• [DIRECTION]:
Copy nothing but the text: reproduce each line of the listing exactly and leave the pictures out.

• [MATERIAL]:
··········
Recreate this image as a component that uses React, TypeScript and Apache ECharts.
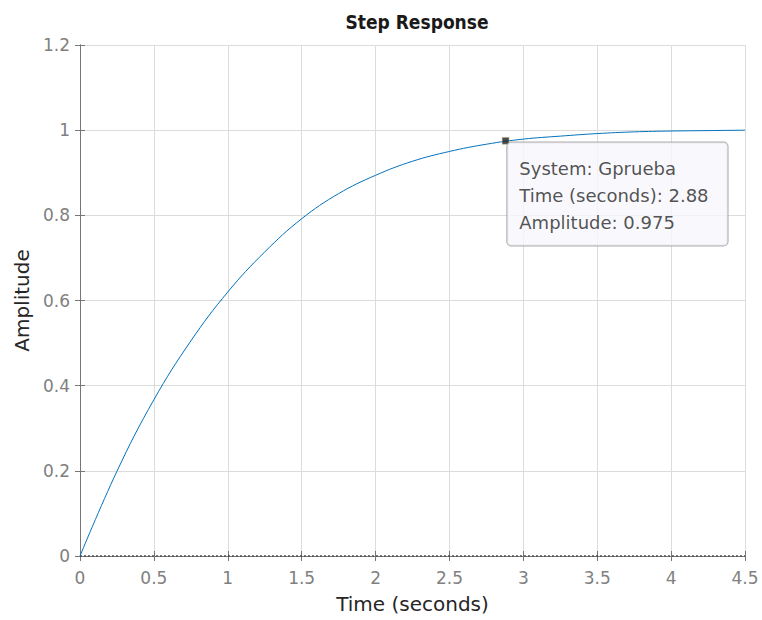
import React, { useEffect, useRef } from "react";
import * as echarts from "echarts";

const timeValues = [0, 0.25, 0.5, 0.75, 1.0, 1.25, 1.5, 1.75, 2.0, 2.25, 2.5, 2.75, 3.0, 3.25, 3.5, 3.75, 4.0, 4.25, 4.5];
const amplitudeValues = [0, 0.199, 0.367, 0.505, 0.62, 0.714, 0.792, 0.851, 0.894, 0.927, 0.95, 0.967, 0.979, 0.986, 0.992, 0.996, 0.998, 0.999, 1.0];
const dataTip = { system: "Gprueba", time: 2.88, amplitude: 0.975 };
const xTicks = { min: 0, max: 4.5, interval: 0.5 };
const yTicks = { min: 0, max: 1.2, interval: 0.2 };

const FONT = "DejaVu Sans";

export default function App() {
  const ref = useRef<HTMLDivElement>(null);
  useEffect(() => {
    if (!ref.current) return;
    const chart = echarts.init(ref.current, undefined, { renderer: "svg" });
    const axisLineColor = "#767676";
    const labelColor = "#808080";
    const gridColor = "#dcdcdc";
    const hiddenAxis = {
      axisLabel: { show: false },
      splitLine: { show: false },
      axisLine: { show: true, lineStyle: { color: axisLineColor, width: 1 } },
      axisTick: { show: true, inside: true, length: 5, lineStyle: { color: axisLineColor } },
    };
    chart.setOption({
      animation: false,
      backgroundColor: "#ffffff",
      title: {
        text: "Step Response",
        left: 412,
        top: 7,
        textAlign: "center",
        textStyle: {
          fontFamily: "Liberation Sans Narrow, DejaVu Sans Condensed, sans-serif",
          fontWeight: "bold",
          fontSize: 19,
          color: "#1a1a1a",
        },
      },
      grid: { left: 80, top: 45, width: 665, height: 511, containLabel: false },
      xAxis: [
        {
          type: "value",
          min: xTicks.min,
          max: xTicks.max,
          interval: xTicks.interval,
          position: "bottom",
          name: "Time (seconds)",
          nameLocation: "middle",
          nameGap: 38,
          nameTextStyle: { fontFamily: FONT, fontSize: 20, color: "#262626" },
          axisLine: { show: true, onZero: false, lineStyle: { color: axisLineColor, width: 1 } },
          axisTick: { show: true, inside: true, length: 5, lineStyle: { color: axisLineColor } },
          axisLabel: { fontFamily: FONT, fontSize: 17, color: labelColor, margin: 13 },
          splitLine: { show: true, lineStyle: { color: gridColor, width: 1 } },
        },
        {
          type: "value",
          min: xTicks.min,
          max: xTicks.max,
          interval: xTicks.interval,
          position: "top",
          ...hiddenAxis,
        },
      ],
      yAxis: [
        {
          type: "value",
          min: yTicks.min,
          max: yTicks.max,
          interval: yTicks.interval,
          position: "left",
          name: "Amplitude",
          nameLocation: "middle",
          nameGap: 47,
          nameTextStyle: { fontFamily: FONT, fontSize: 20, color: "#262626" },
          axisLine: { show: true, onZero: false, lineStyle: { color: axisLineColor, width: 1 } },
          axisTick: { show: true, inside: true, length: 5, lineStyle: { color: axisLineColor } },
          axisLabel: {
            fontFamily: FONT,
            fontSize: 17,
            color: labelColor,
            margin: 10,
            formatter: (v: number) => String(Math.round(v * 10) / 10),
          },
          splitLine: { show: true, lineStyle: { color: gridColor, width: 1 } },
        },
        {
          type: "value",
          min: yTicks.min,
          max: yTicks.max,
          interval: yTicks.interval,
          position: "right",
          ...hiddenAxis,
        },
      ],
      series: [
        {
          name: "ref",
          type: "line",
          data: [
            [xTicks.min, 0],
            [xTicks.max, 0],
          ],
          showSymbol: false,
          symbol: "none",
          lineStyle: { color: "#000000", width: 1, type: [2, 2] },
          z: 3,
        },
        {
          name: dataTip.system,
          type: "line",
          data: timeValues.map((t, i) => [t, amplitudeValues[i]]),
          showSymbol: false,
          symbol: "none",
          smooth: 0.4,
          lineStyle: { color: "#0072BD", width: 1 },
          z: 4,
        },
        {
          name: "datatip",
          type: "scatter",
          data: [[dataTip.time, dataTip.amplitude]],
          symbol: "rect",
          symbolSize: 7,
          itemStyle: { color: "#1f1f1f", borderColor: "#d8d8a0", borderWidth: 0.6 },
          z: 6,
          label: {
            show: true,
            position: [5.5, 5.5],
            formatter: () =>
              `System: ${dataTip.system}\nTime (seconds): ${dataTip.time}\nAmplitude: ${dataTip.amplitude}`,
            fontFamily: FONT,
            fontSize: 18,
            lineHeight: 27,
            color: "#262626",
            backgroundColor: "#f8f8fd",
            borderColor: "#9a9a9a",
            borderWidth: 1,
            borderRadius: 4,
            padding: [12, 19, 10, 12],
            align: "left",
            verticalAlign: "top",
          },
        },
      ],
    });
    return () => chart.dispose();
  }, []);
  return <div ref={ref} style={{ width: 762, height: 620, position: "absolute", left: 0, top: 0 }} />;
}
··········
• [ANSWER TO THE PROBLEM]:
Recreate this image as a component that uses React, TypeScript and Apache ECharts.
import React, { useEffect, useRef } from "react";
import * as echarts from "echarts";

const timeValues = [0, 0.25, 0.5, 0.75, 1.0, 1.25, 1.5, 1.75, 2.0, 2.25, 2.5, 2.75, 3.0, 3.25, 3.5, 3.75, 4.0, 4.25, 4.5];
const amplitudeValues = [0, 0.199, 0.367, 0.505, 0.62, 0.714, 0.792, 0.851, 0.894, 0.927, 0.95, 0.967, 0.979, 0.986, 0.992, 0.996, 0.998, 0.999, 1.0];
const dataTip = { system: "Gprueba", time: 2.88, amplitude: 0.975 };
const xTicks = { min: 0, max: 4.5, interval: 0.5 };
const yTicks = { min: 0, max: 1.2, interval: 0.2 };

const FONT = "DejaVu Sans";

export default function App() {
  const ref = useRef<HTMLDivElement>(null);
  useEffect(() => {
    if (!ref.current) return;
    const chart = echarts.init(ref.current, undefined, { renderer: "svg" });
    const axisLineColor = "#767676";
    const labelColor = "#808080";
    const gridColor = "#dcdcdc";
    const hiddenAxis = {
      axisLabel: { show: false },
      splitLine: { show: false },
      axisLine: { show: true, lineStyle: { color: axisLineColor, width: 1 } },
      axisTick: { show: true, inside: true, length: 5, lineStyle: { color: axisLineColor } },
    };
    chart.setOption({
      animation: false,
      backgroundColor: "#ffffff",
      title: {
        text: "Step Response",
        left: 412,
        top: 7,
        textAlign: "center",
        textStyle: {
          fontFamily: "Liberation Sans Narrow, DejaVu Sans Condensed, sans-serif",
          fontWeight: "bold",
          fontSize: 19,
          color: "#1a1a1a",
        },
      },
      grid: { left: 80, top: 45, width: 665, height: 511, containLabel: false },
      xAxis: [
        {
          type: "value",
          min: xTicks.min,
          max: xTicks.max,
          interval: xTicks.interval,
          position: "bottom",
          name: "Time (seconds)",
          nameLocation: "middle",
          nameGap: 38,
          nameTextStyle: { fontFamily: FONT, fontSize: 20, color: "#262626" },
          axisLine: { show: true, onZero: false, lineStyle: { color: axisLineColor, width: 1 } },
          axisTick: { show: true, inside: true, length: 5, lineStyle: { color: axisLineColor } },
          axisLabel: { fontFamily: FONT, fontSize: 17, color: labelColor, margin: 13 },
          splitLine: { show: true, lineStyle: { color: gridColor, width: 1 } },
        },
        {
          type: "value",
          min: xTicks.min,
          max: xTicks.max,
          interval: xTicks.interval,
          position: "top",
          ...hiddenAxis,
        },
      ],
      yAxis: [
        {
          type: "value",
          min: yTicks.min,
          max: yTicks.max,
          interval: yTicks.interval,
          position: "left",
          name: "Amplitude",
          nameLocation: "middle",
          nameGap: 47,
          nameTextStyle: { fontFamily: FONT, fontSize: 20, color: "#262626" },
          axisLine: { show: true, onZero: false, lineStyle: { color: axisLineColor, width: 1 } },
          axisTick: { show: true, inside: true, length: 5, lineStyle: { color: axisLineColor } },
          axisLabel: {
            fontFamily: FONT,
            fontSize: 17,
            color: labelColor,
            margin: 10,
            formatter: (v: number) => String(Math.round(v * 10) / 10),
          },
          splitLine: { show: true, lineStyle: { color: gridColor, width: 1 } },
        },
        {
          type: "value",
          min: yTicks.min,
          max: yTicks.max,
          interval: yTicks.interval,
          position: "right",
          ...hiddenAxis,
        },
      ],
      series: [
        {
          name: "ref",
          type: "line",
          data: [
            [xTicks.min, 0],
            [xTicks.max, 0],
          ],
          showSymbol: false,
          symbol: "none",
          lineStyle: { color: "#000000", width: 1, type: [2, 2] },
          z: 3,
        },
        {
          name: dataTip.system,
          type: "line",
          data: timeValues.map((t, i) => [t, amplitudeValues[i]]),
          showSymbol: false,
          symbol: "none",
          smooth: 0.4,
          lineStyle: { color: "#0072BD", width: 1 },
          z: 4,
        },
        {
          name: "datatip",
          type: "scatter",
          data: [[dataTip.time, dataTip.amplitude]],
          symbol: "rect",
          symbolSize: 7,
          itemStyle: { color: "#1f1f1f", borderColor: "#d8d8a0", borderWidth: 0.6 },
          z: 6,
          label: {
            show: true,
            position: [5.5, 5.5],
            formatter: () =>
              `System: ${dataTip.system}\nTime (seconds): ${dataTip.time}\nAmplitude: ${dataTip.amplitude}`,
            fontFamily: FONT,
            fontSize: 18,
            lineHeight: 27,
            color: "#262626",
            backgroundColor: "#f8f8fd",
            borderColor: "#9a9a9a",
            borderWidth: 1,
            borderRadius: 4,
            padding: [12, 19, 10, 12],
            align: "left",
            verticalAlign: "top",
          },
        },
      ],
    });
    return () => chart.dispose();
  }, []);
  return <div ref={ref} style={{ width: 762, height: 620, position: "absolute", left: 0, top: 0 }} />;
}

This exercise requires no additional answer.